:: EXERCISE DETAILS ::
Lift out all lines below that contain "this".

:: INFORMATION SHOWN ::
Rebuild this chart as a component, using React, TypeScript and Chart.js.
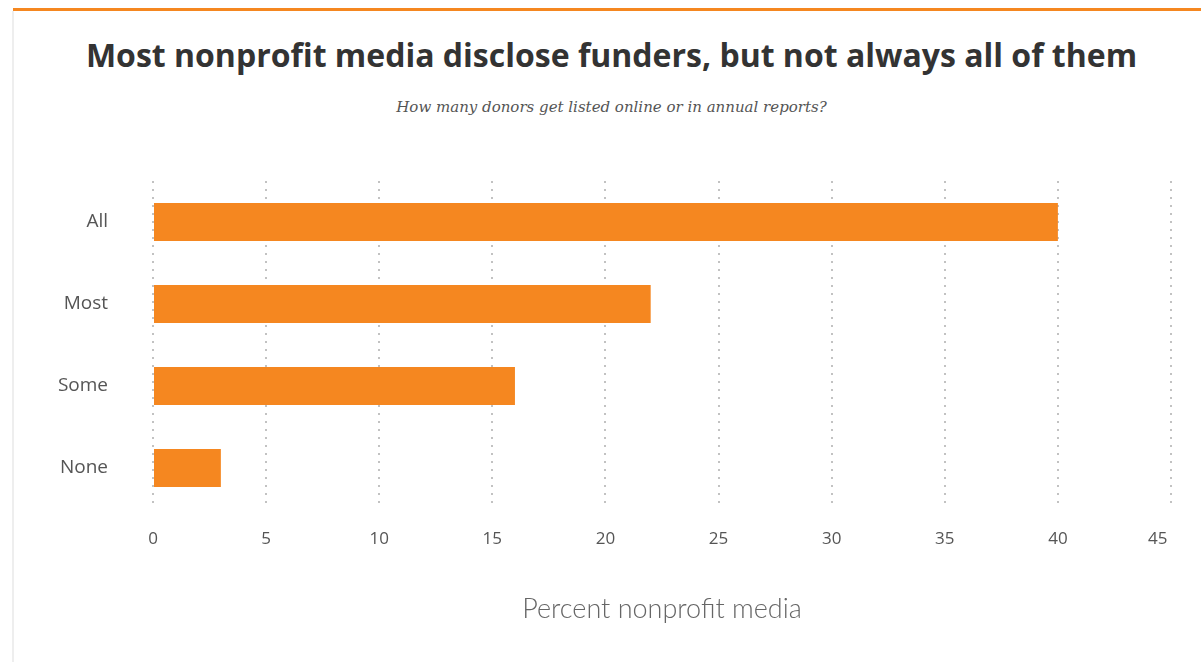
import React, { useEffect, useRef } from "react";
import { Chart, registerables } from "chart.js";

Chart.register(...registerables);

const categories = ["All", "Most", "Some", "None"];
const percentValues = [40, 22, 16, 3];
const xTickMax = 45;
const xTickStep = 5;
const titleText = "Most nonprofit media disclose funders, but not always all of them";
const subtitleText = "How many donors get listed online or in annual reports?";
const xAxisTitle = "Percent nonprofit media";

export default function App() {
  const canvasRef = useRef<HTMLCanvasElement | null>(null);

  useEffect(() => {
    const canvas = canvasRef.current;
    if (!canvas) return;
    const chart = new Chart(canvas, {
      type: "bar",
      data: {
        labels: categories,
        datasets: [
          {
            data: percentValues,
            backgroundColor: "#F58720",
            borderWidth: 0,
            barPercentage: 0.463,
            categoryPercentage: 1,
          },
        ],
      },
      options: {
        indexAxis: "y",
        animation: false,
        responsive: false,
        maintainAspectRatio: false,
        layout: { padding: { left: 0, right: 30, top: 51, bottom: 0 } },
        plugins: {
          legend: { display: false },
          tooltip: { enabled: false },
          title: { display: false },
        },
        scales: {
          x: {
            min: 0,
            max: xTickMax,
            ticks: {
              stepSize: xTickStep,
              color: "#555",
              padding: 20,
              font: { family: "Open Sans", size: 17 },
              // keep the last label inside the frame, as in the reference
              callback: (v: any) => (Number(v) === xTickMax ? String(v) + "      " : String(v)),
            },
            grid: {
              drawTicks: false,
              color: "#c2c2c2",
              lineWidth: 2,
            },
            border: { display: false, dash: [2, 6] },
            title: {
              display: true,
              text: xAxisTitle,
              color: "#666",
              font: { family: "Lato", size: 27, weight: "300" },
              padding: { top: 0, bottom: 37 },
            },
            afterFit: (s: any) => {
              s.height = 153;
              s.paddingLeft = 0;
              s.paddingRight = 0;
            },
          },
          y: {
            ticks: {
              color: "#555",
              padding: 45,
              font: { family: "Open Sans", size: 19 },
            },
            grid: { display: false, drawTicks: false },
            border: { display: false },
            afterFit: (s: any) => {
              s.width = 153;
              s.paddingTop = 0;
              s.paddingBottom = 0;
            },
          },
        },
      },
    });
    return () => chart.destroy();
  }, []);

  return (
    <div
      style={{
        position: "fixed",
        left: 0,
        top: 0,
        width: 1201,
        height: 662,
        overflow: "hidden",
        background: "#fff",
      }}
    >
      <div
        style={{
          position: "absolute",
          left: 13,
          top: 8,
          width: 1188,
          height: 3,
          background: "#F58720",
        }}
      />
      <div
        style={{
          position: "absolute",
          left: 12,
          top: 11,
          width: 2,
          height: 651,
          background: "#eeeeee",
        }}
      />
      <div
        style={{
          position: "absolute",
          left: 22,
          top: 32,
          width: 1179,
          textAlign: "center",
          fontFamily: "Open Sans",
          fontWeight: 700,
          fontSize: 32,
          color: "#333",
          lineHeight: "46px",
          whiteSpace: "nowrap",
        }}
      >
        {titleText}
      </div>
      <div
        style={{
          position: "absolute",
          left: 22,
          top: 96,
          width: 1179,
          textAlign: "center",
          fontFamily: "DejaVu Serif",
          fontStyle: "italic",
          fontSize: 15,
          color: "#555",
          lineHeight: "22px",
          whiteSpace: "nowrap",
        }}
      >
        {subtitleText}
      </div>
      <canvas
        ref={canvasRef}
        width={1201}
        height={532}
        style={{ position: "absolute", left: 0, top: 130, width: 1201, height: 532 }}
      />
    </div>
  );
}
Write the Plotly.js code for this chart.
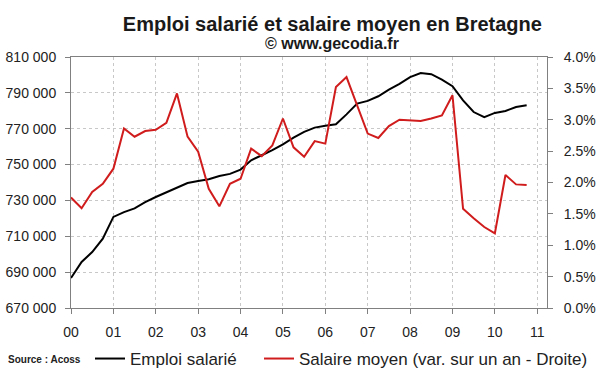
<!DOCTYPE html>
<html>
<head>
<meta charset="utf-8">
<script src="https://cdn.plot.ly/plotly-3.0.1.min.js"></script>
<style>html,body{margin:0;padding:0;background:#fff}#chart{width:600px;height:372px}</style>
</head>
<body>
<div id="chart"></div>
<script>
// Quarter positions (years since 2000), 2000-Q1 .. 2010-Q4
var periods = [0,0.25,0.5,0.75, 1,1.25,1.5,1.75, 2,2.25,2.5,2.75, 3,3.25,3.5,3.75,
  4,4.25,4.5,4.75, 5,5.25,5.5,5.75, 6,6.25,6.5,6.75, 7,7.25,7.5,7.75,
  8,8.25,8.5,8.75, 9,9.25,9.5,9.75, 10,10.25,10.5,10.75];

var emploiSalarie = [686700,695700,701200,708700, 720800,723500,725600,729000,
  731900,734400,737200,739700, 740800,741800,743600,744800,
  747200,752400,755200,758000, 761300,765000,768200,770600,
  771700,772500,778000,784000, 785500,788100,791800,795000,
  798800,801100,800400,797400, 793700,785800,779300,776500,
  778800,779900,782100,783100];

var salaireMoyen = [1.76,1.59,1.85,1.98, 2.22,2.86,2.73,2.82,
  2.84,2.95,3.42,2.73, 2.49,1.90,1.62,1.98,
  2.06,2.54,2.42,2.59, 3.02,2.56,2.41,2.66,
  2.62,3.52,3.68,3.22, 2.78,2.71,2.90,3.00,
  2.99,2.98,3.02,3.07, 3.39,1.58,1.43,1.29,
  1.19,2.12,1.97,1.96];

var yearTicks = [0,1,2,3,4,5,6,7,8,9,10,11];
var yearLabels = ["00","01","02","03","04","05","06","07","08","09","10","11"];

var FONT = "Liberation Sans, Arial, sans-serif";
var AXC = "#808080";
var GRID = "#c8c8c8";

var traces = [
  {x: periods, y: emploiSalarie, name: "Emploi salarié", type: "scatter", mode: "lines",
   line: {color: "#000000", width: 2}, yaxis: "y", legend: "legend"},
  {x: periods, y: salaireMoyen, name: "Salaire moyen (var. sur un an - Droite)", type: "scatter", mode: "lines",
   line: {color: "#d01c1c", width: 2}, yaxis: "y2", legend: "legend2"}
];

var legendBase = {orientation: "h", xref: "container", yref: "container",
  xanchor: "left", y: 0.035, yanchor: "middle",
  font: {family: FONT, size: 17, color: "#222"}, bgcolor: "rgba(0,0,0,0)",
  itemclick: false, itemdoubleclick: false};

var layout = {
  width: 600, height: 372,
  margin: {l: 71, r: 53, t: 57, b: 64, pad: 0},
  paper_bgcolor: "#ffffff", plot_bgcolor: "#ffffff",
  separators: ". ",
  font: {family: FONT, color: "#222222", size: 14},
  title: {text: "<b>Emploi salarié et salaire moyen en Bretagne</b>",
    font: {family: FONT, size: 20, color: "#1a1a1a"},
    x: 0.554, xanchor: "center", xref: "container", y: 0.935, yanchor: "middle", yref: "container"},
  xaxis: {range: [0, 11.23], tickvals: yearTicks, ticktext: yearLabels,
    showgrid: true, gridcolor: GRID, griddash: "dot", gridwidth: 1,
    showline: true, linecolor: AXC, linewidth: 1, mirror: true,
    ticks: "outside", ticklen: 5, tickcolor: AXC, tickwidth: 1,
    tickfont: {family: FONT, size: 14, color: "#222"}, ticklabelstandoff: 6,
    zeroline: false, fixedrange: true, automargin: false},
  yaxis: {range: [670000, 810000], dtick: 20000, tick0: 670000, tickformat: ",d",
    showgrid: true, gridcolor: GRID, griddash: "dot", gridwidth: 1,
    showline: true, linecolor: AXC, linewidth: 1,
    ticks: "outside", ticklen: 5, tickcolor: AXC, tickwidth: 1,
    tickfont: {family: FONT, size: 14, color: "#222"}, ticklabelstandoff: 6,
    zeroline: false, fixedrange: true, automargin: false},
  yaxis2: {range: [0, 4], dtick: 0.5, tick0: 0, tickformat: ".1f", ticksuffix: "%",
    overlaying: "y", side: "right", showgrid: false,
    showline: true, linecolor: AXC, linewidth: 1,
    ticks: "outside", ticklen: 5, tickcolor: AXC, tickwidth: 1,
    tickfont: {family: FONT, size: 14, color: "#222"}, ticklabelstandoff: 8,
    zeroline: false, fixedrange: true, automargin: false},
  showlegend: true,
  legend: Object.assign({}, legendBase, {x: 0.15}),
  legend2: Object.assign({}, legendBase, {x: 0.4317}),
  annotations: [
    {text: "<b>© www.gecodia.fr</b>", xref: "paper", yref: "paper", x: 0.548, y: 1.052,
     xanchor: "center", yanchor: "middle", showarrow: false,
     font: {family: FONT, size: 16, color: "#1a1a1a"}},
    {text: "<b>Source : Acoss</b>", xref: "paper", yref: "paper", x: -0.137, y: -0.207,
     xanchor: "left", yanchor: "middle", showarrow: false,
     font: {family: "Liberation Sans Narrow, " + FONT, size: 10, color: "#222"}}
  ]
};

Plotly.newPlot("chart", traces, layout, {displayModeBar: false, staticPlot: true});
</script>
</body>
</html>
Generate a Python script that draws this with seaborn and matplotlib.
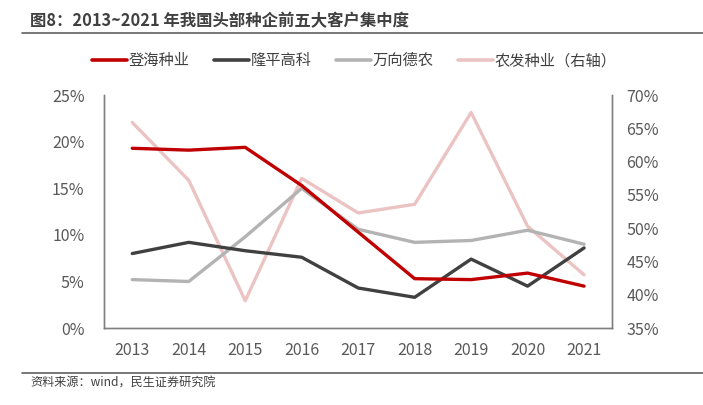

:: RESPONSE TO THE EXERCISE ::
Rebuild this chart as a component, using React, TypeScript and Chart.js.
Write the Plotly.js code for this chart.
Generate a Python script that draws this with seaborn and matplotlib.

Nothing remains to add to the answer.